LAWS(BOM)-2011-9-30

GOPAL PADMANABA CHARI Vs. COMMUNIDADE OF QUITOL

Decided On September 15, 2011
GOPAL PADMANABA CHARI Appellant
V/S
COMMUNIDADE OF QUITOL Respondents

JUDGEMENT

(1.) This appeal is directed against the award dated 3-6-2005 passed by the IIIrd Additional District Judge, South Goa, Margao in Land Acquisition Case No. 70 of 1993 which was a reference under Section 30 of the Land Acquisition Act, 1894 for apportionment of compensation awarded by the Land Acquisition Officer. The impugned award rejects the claim of the Appellant and grants the claim made by Respondent No.1. Respondent No.2 in his written statement before the Reference Court made a categorical statement that he has no interest in the property and hence claims no right to any part of compensation payable therefor. The challenge to the impugned award is on merits with a contention that the Reference Court has not properly appreciated the evidence led by the parties before it.

(2.) By notification bearing No.22/174/89/RD dated 13-12-1989 issued under Section 4 of the Land Acquisition Act, 1894 and published in the Official Gazette dated 4-1-1990, several lands were acquired for setting out an Institute of Safety and Environment Management for Petroleum Industries of India at Betul, Quitol Village of Quepem Taluka. One of the lands acquired was 9,800 sq. meters from survey No.69/1. By the award of the Land Acquisition Officer compensation of Rs.16,636/- was awarded for the said land. The matter came to be referred to the District Court under Section 30 of the Land Acquisition Act since there were 5 interested parties claiming ownership of the land. All the parties filed their written statements. However, at the hearing of the reference, party Nos.2, 4 and 5 remained absent and the reference proceeded ex-parte against them. There is no challenge by these parties to the award of the Reference Court. They have thus accepted the award.

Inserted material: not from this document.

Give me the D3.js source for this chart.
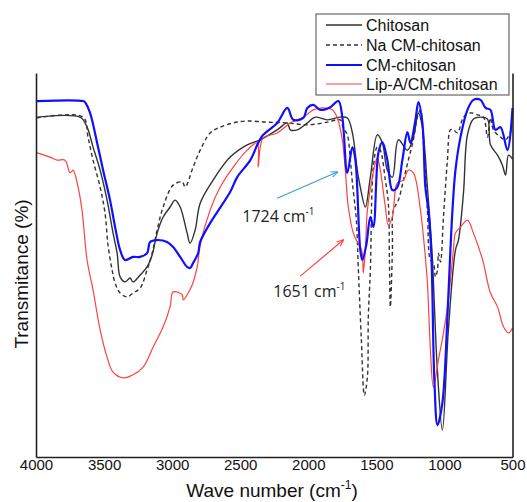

(3.) In view of the acceptance of the award by original party Nos.2, 4 and 5, the dispute in the challenge to the award is restricted to the claims made by original party No.1 i.e. Respondent No.1 and original party No.3 i.e. the Appellant. Therefore, the pleadings of these two parties alone are required to be looked into. Respondent No.1 is Communidade of Quitol. It claims in its written statement that it is the owner of property known as OTHIMOLLO' and CHINCHAMOLLA bearing matriz No.161. It contends that the land acquired admeasuring 9,800 sq. meters forming part of survey No.69/1 is a part of the property of OTHIMOLLO and CHINCHAMOLLA . The written statement refers to original party No.4 and one Ruin Tato Vaz whose names had been included in Form 1 and XIV of survey No.69/1 in the occupants' column to contend that the names have been wrongly included in the forms and that they have no right to the property. This claim is seen to be accepted by the two persons by not challenging the award. The Appellant in his written statement does not dispute that Respondent No.1 is the owner of the property OTHIMOLLO and CHINCHAMOLLA . He, however, claims to be a co-sharer of a portion of that property having acquired title to it by adverse possession. He contends that property by name CONDI bearing matriz No.176 is a part of property OTHIMOLLO and CHINCHAMOLLA and covers survey Nos.68/1, 69/1 and 70/10 of village Quitol. He claims to have acquired title to property CONDI by adverse possession since he and his ancestors have been holding and enjoying the same for a period of more than 100 years. The written statement, however, does not set out the details of the occupation of the Appellant and his predecessors.